# Given data
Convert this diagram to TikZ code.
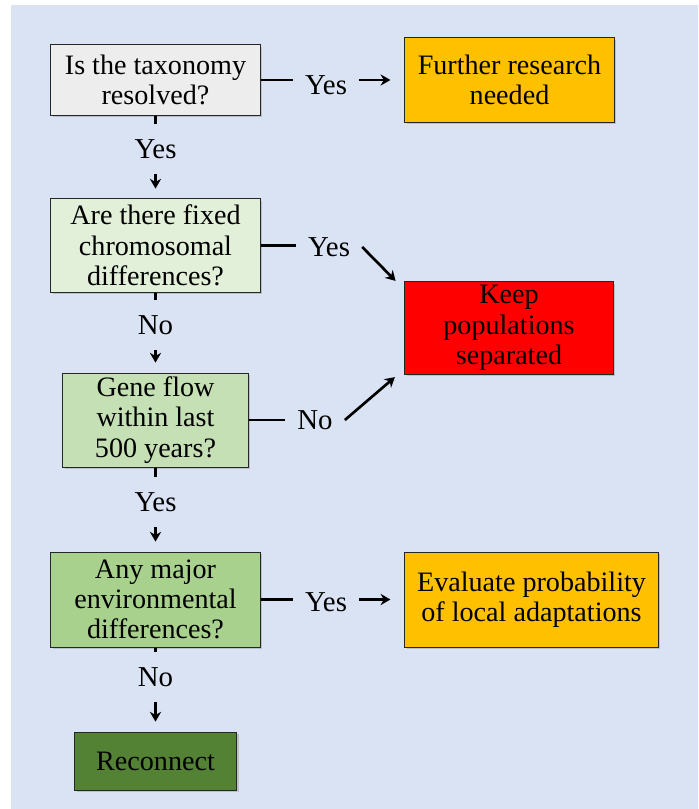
\documentclass[tikz,border=0pt]{standalone}
\usepackage{fontspec}
\setmainfont{Liberation Serif}
\usetikzlibrary{arrows.meta,shadows}
\definecolor{bgblue}{HTML}{DAE3F3}
\definecolor{boxgray}{HTML}{EDEDED}
\definecolor{boxgold}{HTML}{FFC000}
\definecolor{greenA}{HTML}{E2F0D9}
\definecolor{greenB}{HTML}{C5E0B4}
\definecolor{greenC}{HTML}{A9D18E}
\definecolor{greenD}{HTML}{548235}

\begin{document}
\begin{tikzpicture}[x=0.025cm,y=-0.025cm,
  box/.style={draw=black!85,line width=0.7pt,align=center,inner sep=2pt,
    drop shadow={shadow xshift=1.6pt,shadow yshift=-1.6pt,opacity=0.35},
    font=\fontsize{20}{21.5}\selectfont},
  lbl/.style={font=\fontsize{20.5}{21.5}\selectfont,inner xsep=8.5pt,inner ysep=11pt},
  link/.style={line width=1.9pt},
  flow/.style={line width=1.9pt,shorten >=7pt,-{Stealth[length=7pt,width=8pt]}}]
  \useasboundingbox (0,0) rectangle (698,809);
  \fill[white] (0,0) rectangle (698,809);
  \fill[bgblue] (11,5) rectangle (698,809);

  % boxes
  \node[box,fill=boxgray,minimum width=5.225cm,minimum height=1.75cm] (q1) at (155.5,80)
    {Is the taxonomy\\resolved?};
  \node[box,fill=boxgold,minimum width=5.225cm,minimum height=2.1cm] (res) at (509.5,80)
    {Further research\\needed};
  \node[box,fill=greenA,minimum width=5.225cm,minimum height=2.325cm] (q2) at (155.5,245.5)
    {Are there fixed\\chromosomal\\differences?};
  \node[box,fill=red,minimum width=5.2cm,minimum height=2.3cm] (keep) at (509,328)
    {Keep\\populations\\separated};
  \node[box,fill=greenB,minimum width=4.625cm,minimum height=2.35cm] (q3) at (155.5,420)
    {Gene flow\\within last\\500 years?};
  \node[box,fill=greenC,minimum width=5.225cm,minimum height=2.375cm] (q4) at (155.5,599.5)
    {Any major\\environmental\\differences?};
  \node[box,fill=boxgold,minimum width=6.325cm,minimum height=2.375cm] (eval) at (531.5,599.5)
    {Evaluate probability\\of local adaptations};
  \node[box,fill=greenD,minimum width=4.05cm,minimum height=1.45cm] (reco) at (155.5,761)
    {Reconnect};

  % answers
  \node[lbl] (y1) at (155.5,149) {Yes};
  \node[lbl] (n1) at (155.5,325) {No};
  \node[lbl] (y2) at (155.5,502) {Yes};
  \node[lbl] (n2) at (155.5,677) {No};
  \node[lbl] (yes0) at (326,85) {Yes};
  \node[lbl] (yes2) at (329,247) {Yes};
  \node[lbl] (no1) at (315,420) {No};
  \node[lbl] (yes3) at (326,602) {Yes};

  % down the left column
  \draw[link] (q1) -- (y1);
  \draw[flow] (y1) -- (q2);
  \draw[link] (q2) -- (n1);
  \draw[flow] (n1) -- (q3);
  \draw[link] (q3) -- (y2);
  \draw[flow] (y2) -- (q4);
  \draw[link] (q4) -- (n2);
  \draw[flow] (n2) -- (reco);

  % to the right
  \draw[link] (q1.east) -- (q1.east -| yes0.west);
  \draw[flow,shorten >=10pt] (yes0.east |- res.west) -- (res.west);
  \draw[link] (q2.east) -- (q2.east -| yes2.west);
  \draw[flow,shorten >=9pt] (yes2.east) -- ([yshift=-6pt]keep.north west);
  \draw[link] (q3.east) -- (q3.east -| no1.west);
  \draw[flow,shorten >=9pt] (no1.east) -- ([yshift=4pt]keep.south west);
  \draw[link] (q4.east) -- (q4.east -| yes3.west);
  \draw[flow,shorten >=10pt] (yes3.east |- eval.west) -- (eval.west);
\end{tikzpicture}
\end{document}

# What is asked
Using the data above, write out every line exactly, leaving the images behind.

# Correct answer
Convert this diagram to TikZ code.
\documentclass[tikz,border=0pt]{standalone}
\usepackage{fontspec}
\setmainfont{Liberation Serif}
\usetikzlibrary{arrows.meta,shadows}
\definecolor{bgblue}{HTML}{DAE3F3}
\definecolor{boxgray}{HTML}{EDEDED}
\definecolor{boxgold}{HTML}{FFC000}
\definecolor{greenA}{HTML}{E2F0D9}
\definecolor{greenB}{HTML}{C5E0B4}
\definecolor{greenC}{HTML}{A9D18E}
\definecolor{greenD}{HTML}{548235}

\begin{document}
\begin{tikzpicture}[x=0.025cm,y=-0.025cm,
  box/.style={draw=black!85,line width=0.7pt,align=center,inner sep=2pt,
    drop shadow={shadow xshift=1.6pt,shadow yshift=-1.6pt,opacity=0.35},
    font=\fontsize{20}{21.5}\selectfont},
  lbl/.style={font=\fontsize{20.5}{21.5}\selectfont,inner xsep=8.5pt,inner ysep=11pt},
  link/.style={line width=1.9pt},
  flow/.style={line width=1.9pt,shorten >=7pt,-{Stealth[length=7pt,width=8pt]}}]
  \useasboundingbox (0,0) rectangle (698,809);
  \fill[white] (0,0) rectangle (698,809);
  \fill[bgblue] (11,5) rectangle (698,809);

  % boxes
  \node[box,fill=boxgray,minimum width=5.225cm,minimum height=1.75cm] (q1) at (155.5,80)
    {Is the taxonomy\\resolved?};
  \node[box,fill=boxgold,minimum width=5.225cm,minimum height=2.1cm] (res) at (509.5,80)
    {Further research\\needed};
  \node[box,fill=greenA,minimum width=5.225cm,minimum height=2.325cm] (q2) at (155.5,245.5)
    {Are there fixed\\chromosomal\\differences?};
  \node[box,fill=red,minimum width=5.2cm,minimum height=2.3cm] (keep) at (509,328)
    {Keep\\populations\\separated};
  \node[box,fill=greenB,minimum width=4.625cm,minimum height=2.35cm] (q3) at (155.5,420)
    {Gene flow\\within last\\500 years?};
  \node[box,fill=greenC,minimum width=5.225cm,minimum height=2.375cm] (q4) at (155.5,599.5)
    {Any major\\environmental\\differences?};
  \node[box,fill=boxgold,minimum width=6.325cm,minimum height=2.375cm] (eval) at (531.5,599.5)
    {Evaluate probability\\of local adaptations};
  \node[box,fill=greenD,minimum width=4.05cm,minimum height=1.45cm] (reco) at (155.5,761)
    {Reconnect};

  % answers
  \node[lbl] (y1) at (155.5,149) {Yes};
  \node[lbl] (n1) at (155.5,325) {No};
  \node[lbl] (y2) at (155.5,502) {Yes};
  \node[lbl] (n2) at (155.5,677) {No};
  \node[lbl] (yes0) at (326,85) {Yes};
  \node[lbl] (yes2) at (329,247) {Yes};
  \node[lbl] (no1) at (315,420) {No};
  \node[lbl] (yes3) at (326,602) {Yes};

  % down the left column
  \draw[link] (q1) -- (y1);
  \draw[flow] (y1) -- (q2);
  \draw[link] (q2) -- (n1);
  \draw[flow] (n1) -- (q3);
  \draw[link] (q3) -- (y2);
  \draw[flow] (y2) -- (q4);
  \draw[link] (q4) -- (n2);
  \draw[flow] (n2) -- (reco);

  % to the right
  \draw[link] (q1.east) -- (q1.east -| yes0.west);
  \draw[flow,shorten >=10pt] (yes0.east |- res.west) -- (res.west);
  \draw[link] (q2.east) -- (q2.east -| yes2.west);
  \draw[flow,shorten >=9pt] (yes2.east) -- ([yshift=-6pt]keep.north west);
  \draw[link] (q3.east) -- (q3.east -| no1.west);
  \draw[flow,shorten >=9pt] (no1.east) -- ([yshift=4pt]keep.south west);
  \draw[link] (q4.east) -- (q4.east -| yes3.west);
  \draw[flow,shorten >=10pt] (yes3.east |- eval.west) -- (eval.west);
\end{tikzpicture}
\end{document}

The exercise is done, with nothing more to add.